You are viewing a plain text version of this content. The canonical link for it is here.
Posted to solr-user@lucene.apache.org by Mihran Shahinian <sl...@gmail.com> on 2015/03/16 16:26:40 UTC
Relevancy : Keyword stuffing
Hi all,
I have a use case where the data is generated by SEO minded authors and
more often than not
they perfectly guess the synonym expansions for the document titles skewing
results in their favor.
At the moment I don't have an offline processing infrastructure to detect
these (I can't punish these docs either... just have to level the playing
field).
I am experimenting with taking the max of the term scores, cutting off
scores after certain number of terms,etc but would appreciate any hints if
anyone has experience dealing with a similar use case in solr.
Much appreciated,
Mihran
Re: Relevancy : Keyword stuffing
Posted by Mihran Shahinian <sl...@gmail.com>.
Thank you Markus and Chris, for pointers.
For SweetSpotSimilarity I am thinking perhaps a set of closed ranges
exposed via similarity config is easier to maintain as data changes than
making adjustments to fit a
function. Another piece of info would've been handy is to know the average
position info + position info for the first few occurrences for each term.
This would allow
perhaps higher boosting for term occurrences earlier in the doc. In my case
extra keywords are towards the end of the doc,but that info does not seem
to be propagated into scorer.
Thanks again,
Mihran
On Mon, Mar 16, 2015 at 1:52 PM, Chris Hostetter <ho...@fucit.org>
wrote:
>
> You should start by checking out the "SweetSpotSimilarity" .. it was
> heavily designed arround the idea of dealing with things like excessively
> verbose titles, and keyword stuffing in summary text ... so you can
> configure your expectation for what a "normal" length doc is, and they
> will be penalized for being longer then that. similarly you can say what
> a 'resaonable' tf is, and docs that exceed that would't get added boost
> (which in conjunction with teh lengthNorm penality penalizes docs that
> stuff keywords)
>
>
> https://lucene.apache.org/solr/5_0_0/solr-core/org/apache/solr/search/similarities/SweetSpotSimilarityFactory.html
>
>
> https://lucene.apache.org/core/5_0_0/misc/org/apache/lucene/misc/doc-files/ss.computeLengthNorm.svg
>
> https://lucene.apache.org/core/5_0_0/misc/org/apache/lucene/misc/doc-files/ss.hyperbolicTf.svg
>
>
> -Hoss
> http://www.lucidworks.com/
>
Re: Relevancy : Keyword stuffing
Posted by Chris Hostetter <ho...@fucit.org>.

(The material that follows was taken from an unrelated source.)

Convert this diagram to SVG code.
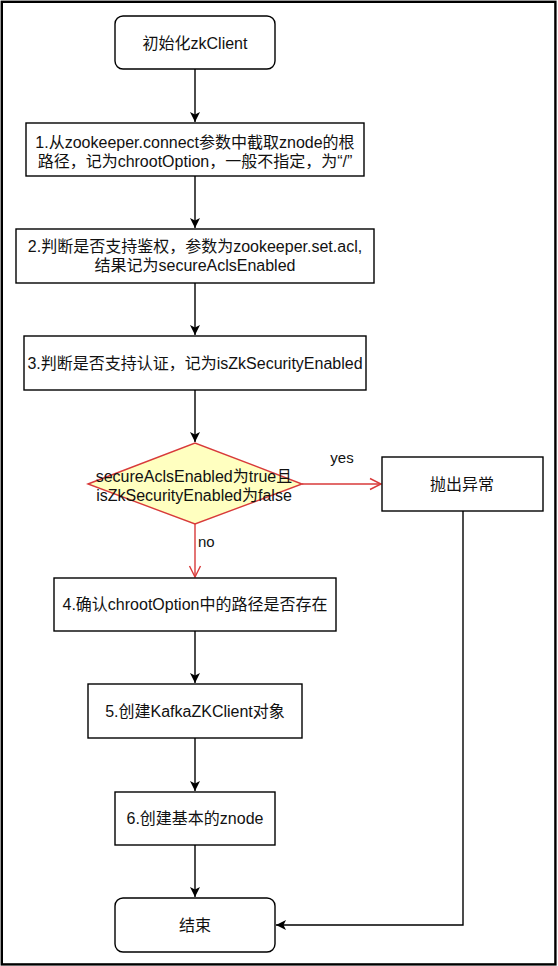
<svg xmlns="http://www.w3.org/2000/svg" width="558" height="966" viewBox="0 0 558 966">
<style>
  .box { fill: #ffffff; stroke: #000000; stroke-width: 1.4; }
  .dia { fill: #ffffc0; stroke: #d83a3a; stroke-width: 1.4; }
  .t { font-family: "Liberation Sans", "Noto Sans CJK SC", sans-serif; font-size: 16px; fill: #111111; text-anchor: middle; }
  .lbl { font-family: "Liberation Sans", "Noto Sans CJK SC", sans-serif; font-size: 15px; fill: #111111; }
  .edge { fill: none; stroke: #000000; stroke-width: 1.4; }
  .red { fill: none; stroke: #d83a3a; stroke-width: 1.4; }
</style>
<defs>
  <marker id="arrow" markerWidth="12" markerHeight="12" refX="10" refY="5" orient="auto" markerUnits="userSpaceOnUse" viewBox="0 0 12 10">
    <path d="M0,0 L10,5 L0,10 L2.5,5 Z" fill="#000000"/>
  </marker>
  <marker id="open" markerWidth="14" markerHeight="14" refX="12" refY="6" orient="auto" markerUnits="userSpaceOnUse" viewBox="0 0 14 12">
    <path d="M1,0.5 L12,6 L1,11.5" fill="none" stroke="#d83a3a" stroke-width="1.4"/>
  </marker>
</defs>
<rect x="0" y="0" width="558" height="966" fill="#ffffff"/>
<rect x="1.8" y="1.8" width="553.6" height="962.6" fill="none" stroke="#000000" stroke-width="2.4"/>

<g id="connectors">
  <line class="edge" x1="195" y1="69" x2="195" y2="122" marker-end="url(#arrow)"/>
  <line class="edge" x1="195" y1="176" x2="195" y2="228" marker-end="url(#arrow)"/>
  <line class="edge" x1="195" y1="283" x2="195" y2="335" marker-end="url(#arrow)"/>
  <line class="edge" x1="195" y1="390" x2="195" y2="442" marker-end="url(#arrow)"/>
  <line class="red" x1="302" y1="484" x2="381" y2="484" marker-end="url(#open)"/>
  <text class="lbl" x="342" y="463" text-anchor="middle">yes</text>
  <line class="red" x1="195" y1="524" x2="195" y2="577" marker-end="url(#open)"/>
  <text class="lbl" x="198" y="547">no</text>
  <line class="edge" x1="195" y1="631" x2="195" y2="683" marker-end="url(#arrow)"/>
  <line class="edge" x1="195" y1="738" x2="195" y2="791" marker-end="url(#arrow)"/>
  <line class="edge" x1="195" y1="845" x2="195" y2="897" marker-end="url(#arrow)"/>
  <polyline class="edge" points="463,511 463,925 276,925" marker-end="url(#arrow)"/>
</g>

<g id="start">
  <rect class="box" x="115" y="16" width="160" height="53" rx="8" ry="8"/>
  <text class="t" x="195" y="48.5">初始化zkClient</text>
</g>
<g id="step1">
  <rect class="box" x="26" y="123" width="338" height="53"/>
  <text class="t" x="195" y="148">1.从zookeeper.connect参数中截取znode的根</text>
  <text class="t" x="195" y="166.5">路径，记为chrootOption，一般不指定，为“/”</text>
</g>
<g id="step2">
  <rect class="box" x="16" y="229" width="358" height="54"/>
  <text class="t" x="195" y="252">2.判断是否支持鉴权，参数为zookeeper.set.acl,</text>
  <text class="t" x="195" y="271">结果记为secureAclsEnabled</text>
</g>
<g id="step3">
  <rect class="box" x="24" y="336" width="342" height="54"/>
  <text class="t" x="195" y="369">3.判断是否支持认证，记为isZkSecurityEnabled</text>
</g>
<g id="decision">
  <polygon class="dia" points="88,484 195,443 302,484 195,524"/>
  <text class="t" x="194" y="481.5">secureAclsEnabled为true且</text>
  <text class="t" x="194" y="500.5">isZkSecurityEnabled为false</text>
</g>
<g id="throw">
  <rect class="box" x="382" y="457" width="161" height="54"/>
  <text class="t" x="462" y="489.5">抛出异常</text>
</g>
<g id="step4">
  <rect class="box" x="54" y="578" width="282" height="53"/>
  <text class="t" x="195" y="609.5">4.确认chrootOption中的路径是否存在</text>
</g>
<g id="step5">
  <rect class="box" x="88" y="684" width="214" height="54"/>
  <text class="t" x="195" y="716.5">5.创建KafkaZKClient对象</text>
</g>
<g id="step6">
  <rect class="box" x="115" y="792" width="160" height="53"/>
  <text class="t" x="195" y="823.5">6.创建基本的znode</text>
</g>
<g id="end">
  <rect class="box" x="115" y="898" width="160" height="54" rx="8" ry="8"/>
  <text class="t" x="195" y="930.5">结束</text>
</g>
</svg>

You should start by checking out the "SweetSpotSimilarity" .. it was
heavily designed arround the idea of dealing with things like excessively
verbose titles, and keyword stuffing in summary text ... so you can
configure your expectation for what a "normal" length doc is, and they
will be penalized for being longer then that. similarly you can say what
a 'resaonable' tf is, and docs that exceed that would't get added boost
(which in conjunction with teh lengthNorm penality penalizes docs that
stuff keywords)
https://lucene.apache.org/solr/5_0_0/solr-core/org/apache/solr/search/similarities/SweetSpotSimilarityFactory.html
https://lucene.apache.org/core/5_0_0/misc/org/apache/lucene/misc/doc-files/ss.computeLengthNorm.svg
https://lucene.apache.org/core/5_0_0/misc/org/apache/lucene/misc/doc-files/ss.hyperbolicTf.svg
-Hoss
http://www.lucidworks.com/
RE: Relevancy : Keyword stuffing
Posted by Markus Jelsma <ma...@openindex.io>.
Hello - setting (e)dismax' tie breaker to 0 or much low than default would `solve` this for now.
Markus
-----Original message-----
> From:Mihran Shahinian <sl...@gmail.com>
> Sent: Monday 16th March 2015 16:29
> To: solr-user@lucene.apache.org
> Subject: Relevancy : Keyword stuffing
>
> Hi all,
> I have a use case where the data is generated by SEO minded authors and
> more often than not
> they perfectly guess the synonym expansions for the document titles skewing
> results in their favor.
> At the moment I don't have an offline processing infrastructure to detect
> these (I can't punish these docs either... just have to level the playing
> field).
> I am experimenting with taking the max of the term scores, cutting off
> scores after certain number of terms,etc but would appreciate any hints if
> anyone has experience dealing with a similar use case in solr.
>
> Much appreciated,
> Mihran
>